--- The request ---
All the data should be repeated exactly. Any image in it is left out.

-*-*-

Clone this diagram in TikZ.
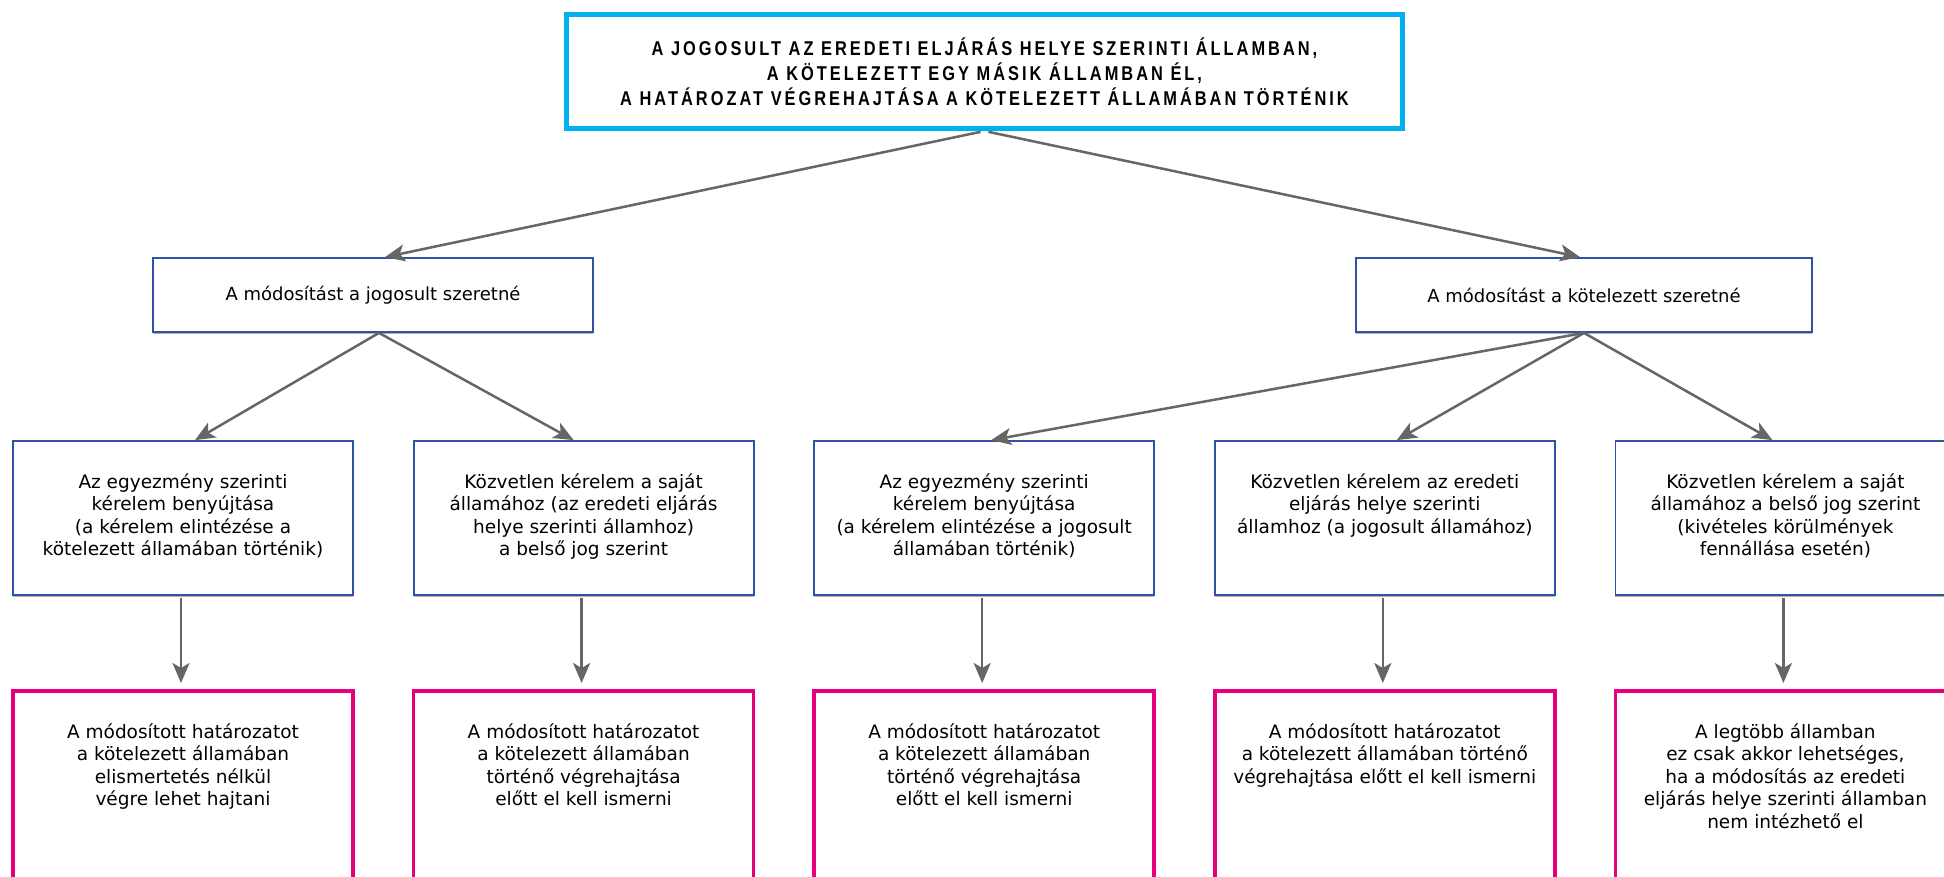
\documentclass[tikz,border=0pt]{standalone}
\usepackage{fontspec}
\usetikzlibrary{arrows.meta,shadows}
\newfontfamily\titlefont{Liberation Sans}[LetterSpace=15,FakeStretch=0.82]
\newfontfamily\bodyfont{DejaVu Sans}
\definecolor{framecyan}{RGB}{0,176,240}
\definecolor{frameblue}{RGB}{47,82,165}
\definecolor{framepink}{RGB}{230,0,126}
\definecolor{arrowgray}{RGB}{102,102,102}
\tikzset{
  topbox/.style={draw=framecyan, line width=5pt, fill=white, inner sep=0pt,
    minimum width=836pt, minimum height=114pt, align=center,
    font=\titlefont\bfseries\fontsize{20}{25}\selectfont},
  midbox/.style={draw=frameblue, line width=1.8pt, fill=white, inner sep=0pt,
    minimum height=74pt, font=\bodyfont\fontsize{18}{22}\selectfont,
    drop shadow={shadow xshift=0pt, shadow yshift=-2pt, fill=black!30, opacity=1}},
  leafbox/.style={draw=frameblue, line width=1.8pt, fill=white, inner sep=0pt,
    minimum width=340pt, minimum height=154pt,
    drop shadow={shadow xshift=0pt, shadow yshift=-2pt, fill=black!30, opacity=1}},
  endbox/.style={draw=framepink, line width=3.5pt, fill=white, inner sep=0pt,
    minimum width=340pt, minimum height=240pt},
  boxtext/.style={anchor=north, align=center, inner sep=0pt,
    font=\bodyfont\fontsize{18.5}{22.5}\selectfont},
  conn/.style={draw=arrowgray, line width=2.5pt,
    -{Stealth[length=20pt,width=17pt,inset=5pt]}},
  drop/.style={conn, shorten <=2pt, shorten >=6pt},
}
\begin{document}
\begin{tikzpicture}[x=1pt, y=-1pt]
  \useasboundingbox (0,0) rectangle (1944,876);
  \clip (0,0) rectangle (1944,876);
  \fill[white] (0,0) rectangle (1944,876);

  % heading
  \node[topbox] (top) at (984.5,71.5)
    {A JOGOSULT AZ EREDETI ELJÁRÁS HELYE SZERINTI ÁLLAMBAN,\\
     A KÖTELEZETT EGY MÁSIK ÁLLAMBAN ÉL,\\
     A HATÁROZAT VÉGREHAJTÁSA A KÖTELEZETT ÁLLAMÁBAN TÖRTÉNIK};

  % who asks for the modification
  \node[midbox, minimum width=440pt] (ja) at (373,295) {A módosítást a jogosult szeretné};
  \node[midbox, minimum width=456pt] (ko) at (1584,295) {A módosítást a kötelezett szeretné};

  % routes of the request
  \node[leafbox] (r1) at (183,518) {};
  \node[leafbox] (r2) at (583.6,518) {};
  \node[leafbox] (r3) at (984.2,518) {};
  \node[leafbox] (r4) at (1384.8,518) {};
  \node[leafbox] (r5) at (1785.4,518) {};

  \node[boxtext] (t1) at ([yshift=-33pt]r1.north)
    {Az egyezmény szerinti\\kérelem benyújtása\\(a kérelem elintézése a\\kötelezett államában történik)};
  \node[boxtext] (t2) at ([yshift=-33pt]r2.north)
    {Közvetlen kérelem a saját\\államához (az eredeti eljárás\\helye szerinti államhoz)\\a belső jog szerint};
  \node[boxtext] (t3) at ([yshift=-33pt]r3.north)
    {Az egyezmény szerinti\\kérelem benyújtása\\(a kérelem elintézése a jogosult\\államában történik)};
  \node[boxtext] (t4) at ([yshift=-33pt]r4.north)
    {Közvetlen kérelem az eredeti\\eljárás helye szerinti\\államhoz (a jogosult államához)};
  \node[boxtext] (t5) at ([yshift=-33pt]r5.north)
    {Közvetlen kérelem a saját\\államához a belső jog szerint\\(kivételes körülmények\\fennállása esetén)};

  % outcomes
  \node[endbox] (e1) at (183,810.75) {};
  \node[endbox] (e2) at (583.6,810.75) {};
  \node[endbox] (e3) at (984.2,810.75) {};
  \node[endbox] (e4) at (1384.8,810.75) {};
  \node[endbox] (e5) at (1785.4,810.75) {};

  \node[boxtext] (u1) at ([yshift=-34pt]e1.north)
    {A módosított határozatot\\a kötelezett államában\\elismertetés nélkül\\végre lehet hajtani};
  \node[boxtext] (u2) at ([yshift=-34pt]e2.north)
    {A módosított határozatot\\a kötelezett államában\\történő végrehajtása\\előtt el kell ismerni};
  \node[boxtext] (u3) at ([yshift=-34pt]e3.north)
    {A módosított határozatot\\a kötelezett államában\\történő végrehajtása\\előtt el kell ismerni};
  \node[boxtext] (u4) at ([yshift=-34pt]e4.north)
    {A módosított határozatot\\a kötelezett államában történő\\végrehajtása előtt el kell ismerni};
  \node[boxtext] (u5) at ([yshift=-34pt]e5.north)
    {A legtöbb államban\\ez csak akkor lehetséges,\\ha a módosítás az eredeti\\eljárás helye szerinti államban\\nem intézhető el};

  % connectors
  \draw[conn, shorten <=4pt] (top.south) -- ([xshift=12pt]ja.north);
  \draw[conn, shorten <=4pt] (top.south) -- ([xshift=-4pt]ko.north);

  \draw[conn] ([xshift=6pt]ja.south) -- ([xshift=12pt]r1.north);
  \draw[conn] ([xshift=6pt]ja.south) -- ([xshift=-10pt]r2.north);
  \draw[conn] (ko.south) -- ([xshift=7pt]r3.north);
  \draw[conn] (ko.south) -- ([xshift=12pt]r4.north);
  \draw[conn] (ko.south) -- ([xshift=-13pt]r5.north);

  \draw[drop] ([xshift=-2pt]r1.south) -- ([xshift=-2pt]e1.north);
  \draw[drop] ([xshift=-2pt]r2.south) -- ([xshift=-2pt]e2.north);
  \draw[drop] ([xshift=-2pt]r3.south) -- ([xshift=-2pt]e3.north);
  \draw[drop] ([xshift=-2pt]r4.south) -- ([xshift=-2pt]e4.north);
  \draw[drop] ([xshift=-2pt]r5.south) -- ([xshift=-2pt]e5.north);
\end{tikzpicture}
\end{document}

-*-*-

--- Response to the task ---
Clone this diagram in TikZ.
\documentclass[tikz,border=0pt]{standalone}
\usepackage{fontspec}
\usetikzlibrary{arrows.meta,shadows}
\newfontfamily\titlefont{Liberation Sans}[LetterSpace=15,FakeStretch=0.82]
\newfontfamily\bodyfont{DejaVu Sans}
\definecolor{framecyan}{RGB}{0,176,240}
\definecolor{frameblue}{RGB}{47,82,165}
\definecolor{framepink}{RGB}{230,0,126}
\definecolor{arrowgray}{RGB}{102,102,102}
\tikzset{
  topbox/.style={draw=framecyan, line width=5pt, fill=white, inner sep=0pt,
    minimum width=836pt, minimum height=114pt, align=center,
    font=\titlefont\bfseries\fontsize{20}{25}\selectfont},
  midbox/.style={draw=frameblue, line width=1.8pt, fill=white, inner sep=0pt,
    minimum height=74pt, font=\bodyfont\fontsize{18}{22}\selectfont,
    drop shadow={shadow xshift=0pt, shadow yshift=-2pt, fill=black!30, opacity=1}},
  leafbox/.style={draw=frameblue, line width=1.8pt, fill=white, inner sep=0pt,
    minimum width=340pt, minimum height=154pt,
    drop shadow={shadow xshift=0pt, shadow yshift=-2pt, fill=black!30, opacity=1}},
  endbox/.style={draw=framepink, line width=3.5pt, fill=white, inner sep=0pt,
    minimum width=340pt, minimum height=240pt},
  boxtext/.style={anchor=north, align=center, inner sep=0pt,
    font=\bodyfont\fontsize{18.5}{22.5}\selectfont},
  conn/.style={draw=arrowgray, line width=2.5pt,
    -{Stealth[length=20pt,width=17pt,inset=5pt]}},
  drop/.style={conn, shorten <=2pt, shorten >=6pt},
}
\begin{document}
\begin{tikzpicture}[x=1pt, y=-1pt]
  \useasboundingbox (0,0) rectangle (1944,876);
  \clip (0,0) rectangle (1944,876);
  \fill[white] (0,0) rectangle (1944,876);

  % heading
  \node[topbox] (top) at (984.5,71.5)
    {A JOGOSULT AZ EREDETI ELJÁRÁS HELYE SZERINTI ÁLLAMBAN,\\
     A KÖTELEZETT EGY MÁSIK ÁLLAMBAN ÉL,\\
     A HATÁROZAT VÉGREHAJTÁSA A KÖTELEZETT ÁLLAMÁBAN TÖRTÉNIK};

  % who asks for the modification
  \node[midbox, minimum width=440pt] (ja) at (373,295) {A módosítást a jogosult szeretné};
  \node[midbox, minimum width=456pt] (ko) at (1584,295) {A módosítást a kötelezett szeretné};

  % routes of the request
  \node[leafbox] (r1) at (183,518) {};
  \node[leafbox] (r2) at (583.6,518) {};
  \node[leafbox] (r3) at (984.2,518) {};
  \node[leafbox] (r4) at (1384.8,518) {};
  \node[leafbox] (r5) at (1785.4,518) {};

  \node[boxtext] (t1) at ([yshift=-33pt]r1.north)
    {Az egyezmény szerinti\\kérelem benyújtása\\(a kérelem elintézése a\\kötelezett államában történik)};
  \node[boxtext] (t2) at ([yshift=-33pt]r2.north)
    {Közvetlen kérelem a saját\\államához (az eredeti eljárás\\helye szerinti államhoz)\\a belső jog szerint};
  \node[boxtext] (t3) at ([yshift=-33pt]r3.north)
    {Az egyezmény szerinti\\kérelem benyújtása\\(a kérelem elintézése a jogosult\\államában történik)};
  \node[boxtext] (t4) at ([yshift=-33pt]r4.north)
    {Közvetlen kérelem az eredeti\\eljárás helye szerinti\\államhoz (a jogosult államához)};
  \node[boxtext] (t5) at ([yshift=-33pt]r5.north)
    {Közvetlen kérelem a saját\\államához a belső jog szerint\\(kivételes körülmények\\fennállása esetén)};

  % outcomes
  \node[endbox] (e1) at (183,810.75) {};
  \node[endbox] (e2) at (583.6,810.75) {};
  \node[endbox] (e3) at (984.2,810.75) {};
  \node[endbox] (e4) at (1384.8,810.75) {};
  \node[endbox] (e5) at (1785.4,810.75) {};

  \node[boxtext] (u1) at ([yshift=-34pt]e1.north)
    {A módosított határozatot\\a kötelezett államában\\elismertetés nélkül\\végre lehet hajtani};
  \node[boxtext] (u2) at ([yshift=-34pt]e2.north)
    {A módosított határozatot\\a kötelezett államában\\történő végrehajtása\\előtt el kell ismerni};
  \node[boxtext] (u3) at ([yshift=-34pt]e3.north)
    {A módosított határozatot\\a kötelezett államában\\történő végrehajtása\\előtt el kell ismerni};
  \node[boxtext] (u4) at ([yshift=-34pt]e4.north)
    {A módosított határozatot\\a kötelezett államában történő\\végrehajtása előtt el kell ismerni};
  \node[boxtext] (u5) at ([yshift=-34pt]e5.north)
    {A legtöbb államban\\ez csak akkor lehetséges,\\ha a módosítás az eredeti\\eljárás helye szerinti államban\\nem intézhető el};

  % connectors
  \draw[conn, shorten <=4pt] (top.south) -- ([xshift=12pt]ja.north);
  \draw[conn, shorten <=4pt] (top.south) -- ([xshift=-4pt]ko.north);

  \draw[conn] ([xshift=6pt]ja.south) -- ([xshift=12pt]r1.north);
  \draw[conn] ([xshift=6pt]ja.south) -- ([xshift=-10pt]r2.north);
  \draw[conn] (ko.south) -- ([xshift=7pt]r3.north);
  \draw[conn] (ko.south) -- ([xshift=12pt]r4.north);
  \draw[conn] (ko.south) -- ([xshift=-13pt]r5.north);

  \draw[drop] ([xshift=-2pt]r1.south) -- ([xshift=-2pt]e1.north);
  \draw[drop] ([xshift=-2pt]r2.south) -- ([xshift=-2pt]e2.north);
  \draw[drop] ([xshift=-2pt]r3.south) -- ([xshift=-2pt]e3.north);
  \draw[drop] ([xshift=-2pt]r4.south) -- ([xshift=-2pt]e4.north);
  \draw[drop] ([xshift=-2pt]r5.south) -- ([xshift=-2pt]e5.north);
\end{tikzpicture}
\end{document}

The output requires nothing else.